▶ EXERCISE DATA
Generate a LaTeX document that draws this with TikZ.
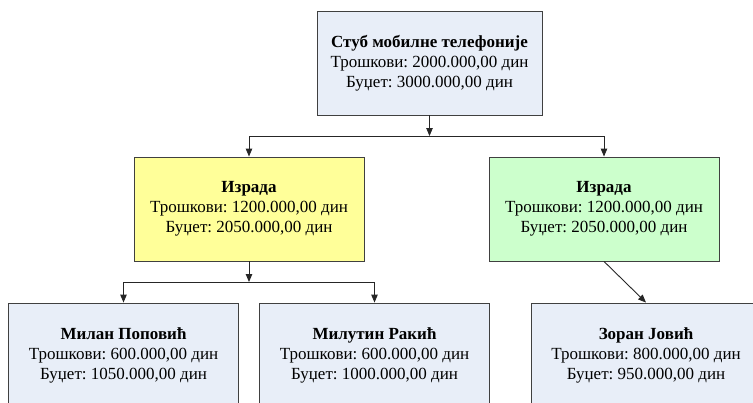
\documentclass[tikz,border=0pt]{standalone}
\usepackage{fontspec}
\setmainfont{Liberation Serif}
\usetikzlibrary{arrows.meta}
\frenchspacing

\definecolor{unitblue}{RGB}{232,238,248}
\definecolor{unityellow}{RGB}{255,255,153}
\definecolor{unitgreen}{RGB}{204,255,204}

\tikzset{
  unit/.style={draw=black!75, line width=0.9pt, fill=unitblue, minimum width=230pt, minimum height=104pt,
    align=center, inner sep=0pt, font=\fontsize{17}{20}\selectfont},
  link/.style={draw=black!85, line width=0.9pt, -{Triangle[length=8pt,width=6.5pt]}}
}

\begin{document}
\begin{tikzpicture}[x=1pt, y=-1pt]
\useasboundingbox (0,0) rectangle (753,402);
\clip (0,0) rectangle (753,402);

\node[unit, minimum width=225pt] at (429.5,63) (stub) {\textbf{Стуб мобилне телефоније}\\Трошкови: 2000.000,00 дин\\Буџет: 3000.000,00 дин};

\node[unit, fill=unityellow] at (249,209) (izl) {\textbf{Израда}\\Трошкови: 1200.000,00 дин\\Буџет: 2050.000,00 дин};
\node[unit, fill=unitgreen] at (604,209) (izd) {\textbf{Израда}\\Трошкови: 1200.000,00 дин\\Буџет: 2050.000,00 дин};

\node[unit] at (123.5,355) (milan) {\textbf{Милан Поповић}\\Трошкови: 600.000,00 дин\\Буџет: 1050.000,00 дин};
\node[unit] at (374.5,355) (milutin) {\textbf{Милутин Ракић}\\Трошкови: 600.000,00 дин\\Буџет: 1000.000,00 дин};
\node[unit] at (646,355) (zoran) {\textbf{Зоран Јовић}\\Трошкови: 800.000,00 дин\\Буџет: 950.000,00 дин};

% junctions
\coordinate (j1) at (429.5,136);
\coordinate (j2) at (249,282);

\draw[link] (stub.south) -- (j1);
\draw[link] (j1) -| (izl.north);
\draw[link] (j1) -| (izd.north);

\draw[link] (izl.south) -- (j2);
\draw[link] (j2) -| (milan.north);
\draw[link] (j2) -| (milutin.north);

\draw[link] (izd.south) -- (zoran.north);
\end{tikzpicture}
\end{document}
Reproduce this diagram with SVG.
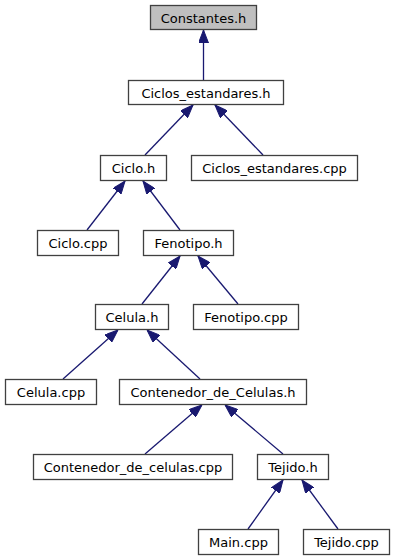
<svg xmlns="http://www.w3.org/2000/svg" width="395" height="560" viewBox="0 0 395 560">
  <defs>
    <style>
      .node rect { fill: #ffffff; stroke: #404040; stroke-width: 1.3; }
      .node.root rect { fill: #bfbfbf; }
      .node text { font-family: "DejaVu Sans", "Liberation Sans", sans-serif; font-size: 13px; fill: #000000; text-anchor: middle; }
      .edge { stroke: #191970; stroke-width: 1.3; fill: none; marker-end: url(#arrow); }
    </style>
    <marker id="arrow" viewBox="0 0 13 10" refX="13" refY="5" markerWidth="13" markerHeight="10" markerUnits="userSpaceOnUse" orient="auto">
      <path d="M0,0 L13,5 L0,10 Z" fill="#191970" stroke="#191970" stroke-width="1"/>
    </marker>
  </defs>
  <rect width="395" height="560" fill="#ffffff"/>

  <!-- include dependency edges: from includer up to included header -->
  <g id="edges">
    <line class="edge" x1="203.5" y1="80" x2="203.5" y2="30"/>
    <line class="edge" x1="145" y1="155" x2="193" y2="105"/>
    <line class="edge" x1="263" y1="155" x2="215" y2="105"/>
    <line class="edge" x1="87" y1="230" x2="125" y2="181"/>
    <line class="edge" x1="180" y1="230" x2="143" y2="181"/>
    <line class="edge" x1="142" y1="304" x2="180" y2="256"/>
    <line class="edge" x1="238" y1="304" x2="198" y2="256"/>
    <line class="edge" x1="63" y1="379" x2="118" y2="330"/>
    <line class="edge" x1="200" y1="379" x2="147" y2="330"/>
    <line class="edge" x1="145" y1="454" x2="202" y2="405"/>
    <line class="edge" x1="283" y1="454" x2="225" y2="405"/>
    <line class="edge" x1="248" y1="529" x2="283" y2="480"/>
    <line class="edge" x1="338" y1="529" x2="302" y2="480"/>
  </g>

  <g id="Constantes_h" class="node root">
    <rect x="150.5" y="5.5" width="106" height="24"/>
    <text x="203.5" y="22.5">Constantes.h</text>
  </g>
  <g id="Ciclos_estandares_h" class="node">
    <rect x="128.5" y="80.5" width="155" height="24"/>
    <text x="206" y="97.5">Ciclos_estandares.h</text>
  </g>
  <g id="Ciclo_h" class="node">
    <rect x="100.5" y="155.5" width="66" height="25"/>
    <text x="133.5" y="172.5">Ciclo.h</text>
  </g>
  <g id="Ciclos_estandares_cpp" class="node">
    <rect x="191.5" y="155.5" width="166" height="25"/>
    <text x="274.5" y="172.5">Ciclos_estandares.cpp</text>
  </g>
  <g id="Ciclo_cpp" class="node">
    <rect x="37.5" y="230.5" width="81" height="25"/>
    <text x="78" y="247.5">Ciclo.cpp</text>
  </g>
  <g id="Fenotipo_h" class="node">
    <rect x="143.5" y="230.5" width="90" height="25"/>
    <text x="188.5" y="247.5">Fenotipo.h</text>
  </g>
  <g id="Celula_h" class="node">
    <rect x="95.5" y="304.5" width="73" height="25"/>
    <text x="132" y="321.5">Celula.h</text>
  </g>
  <g id="Fenotipo_cpp" class="node">
    <rect x="193.5" y="304.5" width="105" height="25"/>
    <text x="246" y="321.5">Fenotipo.cpp</text>
  </g>
  <g id="Celula_cpp" class="node">
    <rect x="5.5" y="379.5" width="91" height="25"/>
    <text x="51" y="396.5">Celula.cpp</text>
  </g>
  <g id="Contenedor_de_Celulas_h" class="node">
    <rect x="119.5" y="379.5" width="187" height="25"/>
    <text x="213" y="396.5">Contenedor_de_Celulas.h</text>
  </g>
  <g id="Contenedor_de_celulas_cpp" class="node">
    <rect x="33.5" y="454.5" width="199" height="25"/>
    <text x="133" y="471.5">Contenedor_de_celulas.cpp</text>
  </g>
  <g id="Tejido_h" class="node">
    <rect x="257.5" y="454.5" width="71" height="25"/>
    <text x="293" y="471.5">Tejido.h</text>
  </g>
  <g id="Main_cpp" class="node">
    <rect x="198.5" y="529.5" width="80" height="25"/>
    <text x="238.5" y="546.5">Main.cpp</text>
  </g>
  <g id="Tejido_cpp" class="node">
    <rect x="303.5" y="529.5" width="86" height="25"/>
    <text x="346.5" y="546.5">Tejido.cpp</text>
  </g>
</svg>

▶ WHAT TO PRODUCE
Show the lines of the material that contain the word "with".

▶ SOLUTION TO THE EXERCISE
Generate a LaTeX document that draws this with TikZ.
Reproduce this diagram with SVG.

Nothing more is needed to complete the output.